TASK OBJECTIVE ▸ Please retype the records below exactly, leaving out any pictures.

GIVEN INFORMATION ▸
start
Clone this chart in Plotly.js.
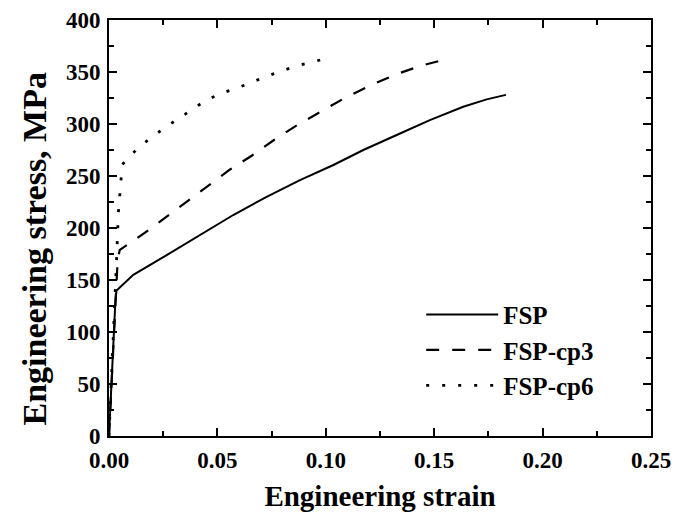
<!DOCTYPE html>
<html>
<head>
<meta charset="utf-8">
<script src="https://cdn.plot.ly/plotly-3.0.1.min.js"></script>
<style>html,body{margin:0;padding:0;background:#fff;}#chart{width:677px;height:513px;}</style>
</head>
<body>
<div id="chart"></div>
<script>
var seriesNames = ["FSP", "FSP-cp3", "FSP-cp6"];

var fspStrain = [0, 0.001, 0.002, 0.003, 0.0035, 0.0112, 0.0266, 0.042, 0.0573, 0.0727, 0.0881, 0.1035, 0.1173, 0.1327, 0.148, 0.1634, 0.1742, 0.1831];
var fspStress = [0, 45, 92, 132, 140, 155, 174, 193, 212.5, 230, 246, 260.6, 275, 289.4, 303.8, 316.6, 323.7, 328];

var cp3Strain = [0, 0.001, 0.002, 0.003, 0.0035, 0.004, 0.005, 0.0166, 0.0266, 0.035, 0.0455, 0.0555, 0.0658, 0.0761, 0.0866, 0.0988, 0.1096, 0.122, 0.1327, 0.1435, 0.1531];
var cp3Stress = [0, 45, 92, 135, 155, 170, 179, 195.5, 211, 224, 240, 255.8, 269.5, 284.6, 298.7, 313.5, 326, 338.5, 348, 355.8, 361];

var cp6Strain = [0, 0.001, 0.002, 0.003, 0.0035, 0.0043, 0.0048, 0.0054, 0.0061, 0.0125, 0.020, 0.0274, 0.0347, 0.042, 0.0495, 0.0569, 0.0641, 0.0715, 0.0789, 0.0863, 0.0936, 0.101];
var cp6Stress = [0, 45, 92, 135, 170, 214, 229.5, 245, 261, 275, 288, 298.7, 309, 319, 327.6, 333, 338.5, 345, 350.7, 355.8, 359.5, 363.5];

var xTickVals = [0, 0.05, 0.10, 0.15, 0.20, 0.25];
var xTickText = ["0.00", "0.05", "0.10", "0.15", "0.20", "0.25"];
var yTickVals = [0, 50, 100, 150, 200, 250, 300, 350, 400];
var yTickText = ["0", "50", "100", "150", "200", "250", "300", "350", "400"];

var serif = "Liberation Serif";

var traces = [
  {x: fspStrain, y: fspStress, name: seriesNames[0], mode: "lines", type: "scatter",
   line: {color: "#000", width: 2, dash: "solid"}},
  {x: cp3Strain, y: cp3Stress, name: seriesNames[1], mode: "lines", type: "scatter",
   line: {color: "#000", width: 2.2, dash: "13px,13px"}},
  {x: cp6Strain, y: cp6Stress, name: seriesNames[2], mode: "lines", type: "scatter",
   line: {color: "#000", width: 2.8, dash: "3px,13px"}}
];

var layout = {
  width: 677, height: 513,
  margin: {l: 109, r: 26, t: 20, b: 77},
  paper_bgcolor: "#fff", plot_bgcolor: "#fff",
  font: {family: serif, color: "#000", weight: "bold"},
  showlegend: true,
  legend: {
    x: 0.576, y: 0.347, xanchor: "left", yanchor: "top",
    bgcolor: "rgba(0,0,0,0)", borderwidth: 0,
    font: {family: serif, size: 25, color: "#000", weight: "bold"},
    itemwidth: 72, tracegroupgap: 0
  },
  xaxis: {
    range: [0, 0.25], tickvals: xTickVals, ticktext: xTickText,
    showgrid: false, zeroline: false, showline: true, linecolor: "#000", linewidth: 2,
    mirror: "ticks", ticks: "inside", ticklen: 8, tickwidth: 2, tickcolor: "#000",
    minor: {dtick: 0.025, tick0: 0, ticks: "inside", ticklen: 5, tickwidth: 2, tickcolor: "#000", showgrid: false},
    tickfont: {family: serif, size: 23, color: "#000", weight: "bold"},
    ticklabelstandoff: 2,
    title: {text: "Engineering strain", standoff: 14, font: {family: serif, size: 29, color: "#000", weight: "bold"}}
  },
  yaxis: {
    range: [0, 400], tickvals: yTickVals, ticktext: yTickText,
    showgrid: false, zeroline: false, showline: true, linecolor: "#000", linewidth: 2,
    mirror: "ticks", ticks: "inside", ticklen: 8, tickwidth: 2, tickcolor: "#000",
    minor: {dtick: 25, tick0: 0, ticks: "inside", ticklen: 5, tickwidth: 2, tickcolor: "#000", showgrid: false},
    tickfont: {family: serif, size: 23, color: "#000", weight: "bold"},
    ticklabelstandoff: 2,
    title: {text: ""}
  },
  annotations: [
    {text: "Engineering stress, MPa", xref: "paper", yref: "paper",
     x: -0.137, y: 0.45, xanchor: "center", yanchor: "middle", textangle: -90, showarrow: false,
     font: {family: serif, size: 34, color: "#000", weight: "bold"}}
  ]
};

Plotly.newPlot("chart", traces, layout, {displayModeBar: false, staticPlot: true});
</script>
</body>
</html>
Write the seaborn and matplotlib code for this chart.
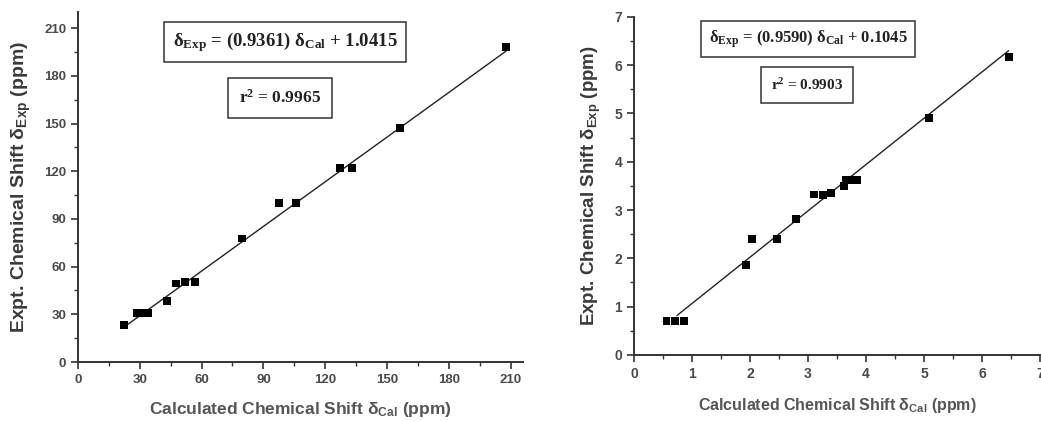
end
RESULT OF THIS TASK ▸
Clone this chart in Plotly.js.
<!DOCTYPE html>
<html>
<head>
<meta charset="utf-8">
<script src="https://cdn.plot.ly/plotly-3.0.1.min.js"></script>
<style>html,body{margin:0;padding:0;background:#fff;}#chart{width:677px;height:513px;}</style>
</head>
<body>
<div id="chart"></div>
<script>
var seriesNames = ["FSP", "FSP-cp3", "FSP-cp6"];

var fspStrain = [0, 0.001, 0.002, 0.003, 0.0035, 0.0112, 0.0266, 0.042, 0.0573, 0.0727, 0.0881, 0.1035, 0.1173, 0.1327, 0.148, 0.1634, 0.1742, 0.1831];
var fspStress = [0, 45, 92, 132, 140, 155, 174, 193, 212.5, 230, 246, 260.6, 275, 289.4, 303.8, 316.6, 323.7, 328];

var cp3Strain = [0, 0.001, 0.002, 0.003, 0.0035, 0.004, 0.005, 0.0166, 0.0266, 0.035, 0.0455, 0.0555, 0.0658, 0.0761, 0.0866, 0.0988, 0.1096, 0.122, 0.1327, 0.1435, 0.1531];
var cp3Stress = [0, 45, 92, 135, 155, 170, 179, 195.5, 211, 224, 240, 255.8, 269.5, 284.6, 298.7, 313.5, 326, 338.5, 348, 355.8, 361];

var cp6Strain = [0, 0.001, 0.002, 0.003, 0.0035, 0.0043, 0.0048, 0.0054, 0.0061, 0.0125, 0.020, 0.0274, 0.0347, 0.042, 0.0495, 0.0569, 0.0641, 0.0715, 0.0789, 0.0863, 0.0936, 0.101];
var cp6Stress = [0, 45, 92, 135, 170, 214, 229.5, 245, 261, 275, 288, 298.7, 309, 319, 327.6, 333, 338.5, 345, 350.7, 355.8, 359.5, 363.5];

var xTickVals = [0, 0.05, 0.10, 0.15, 0.20, 0.25];
var xTickText = ["0.00", "0.05", "0.10", "0.15", "0.20", "0.25"];
var yTickVals = [0, 50, 100, 150, 200, 250, 300, 350, 400];
var yTickText = ["0", "50", "100", "150", "200", "250", "300", "350", "400"];

var serif = "Liberation Serif";

var traces = [
  {x: fspStrain, y: fspStress, name: seriesNames[0], mode: "lines", type: "scatter",
   line: {color: "#000", width: 2, dash: "solid"}},
  {x: cp3Strain, y: cp3Stress, name: seriesNames[1], mode: "lines", type: "scatter",
   line: {color: "#000", width: 2.2, dash: "13px,13px"}},
  {x: cp6Strain, y: cp6Stress, name: seriesNames[2], mode: "lines", type: "scatter",
   line: {color: "#000", width: 2.8, dash: "3px,13px"}}
];

var layout = {
  width: 677, height: 513,
  margin: {l: 109, r: 26, t: 20, b: 77},
  paper_bgcolor: "#fff", plot_bgcolor: "#fff",
  font: {family: serif, color: "#000", weight: "bold"},
  showlegend: true,
  legend: {
    x: 0.576, y: 0.347, xanchor: "left", yanchor: "top",
    bgcolor: "rgba(0,0,0,0)", borderwidth: 0,
    font: {family: serif, size: 25, color: "#000", weight: "bold"},
    itemwidth: 72, tracegroupgap: 0
  },
  xaxis: {
    range: [0, 0.25], tickvals: xTickVals, ticktext: xTickText,
    showgrid: false, zeroline: false, showline: true, linecolor: "#000", linewidth: 2,
    mirror: "ticks", ticks: "inside", ticklen: 8, tickwidth: 2, tickcolor: "#000",
    minor: {dtick: 0.025, tick0: 0, ticks: "inside", ticklen: 5, tickwidth: 2, tickcolor: "#000", showgrid: false},
    tickfont: {family: serif, size: 23, color: "#000", weight: "bold"},
    ticklabelstandoff: 2,
    title: {text: "Engineering strain", standoff: 14, font: {family: serif, size: 29, color: "#000", weight: "bold"}}
  },
  yaxis: {
    range: [0, 400], tickvals: yTickVals, ticktext: yTickText,
    showgrid: false, zeroline: false, showline: true, linecolor: "#000", linewidth: 2,
    mirror: "ticks", ticks: "inside", ticklen: 8, tickwidth: 2, tickcolor: "#000",
    minor: {dtick: 25, tick0: 0, ticks: "inside", ticklen: 5, tickwidth: 2, tickcolor: "#000", showgrid: false},
    tickfont: {family: serif, size: 23, color: "#000", weight: "bold"},
    ticklabelstandoff: 2,
    title: {text: ""}
  },
  annotations: [
    {text: "Engineering stress, MPa", xref: "paper", yref: "paper",
     x: -0.137, y: 0.45, xanchor: "center", yanchor: "middle", textangle: -90, showarrow: false,
     font: {family: serif, size: 34, color: "#000", weight: "bold"}}
  ]
};

Plotly.newPlot("chart", traces, layout, {displayModeBar: false, staticPlot: true});
</script>
</body>
</html>
Write the seaborn and matplotlib code for this chart.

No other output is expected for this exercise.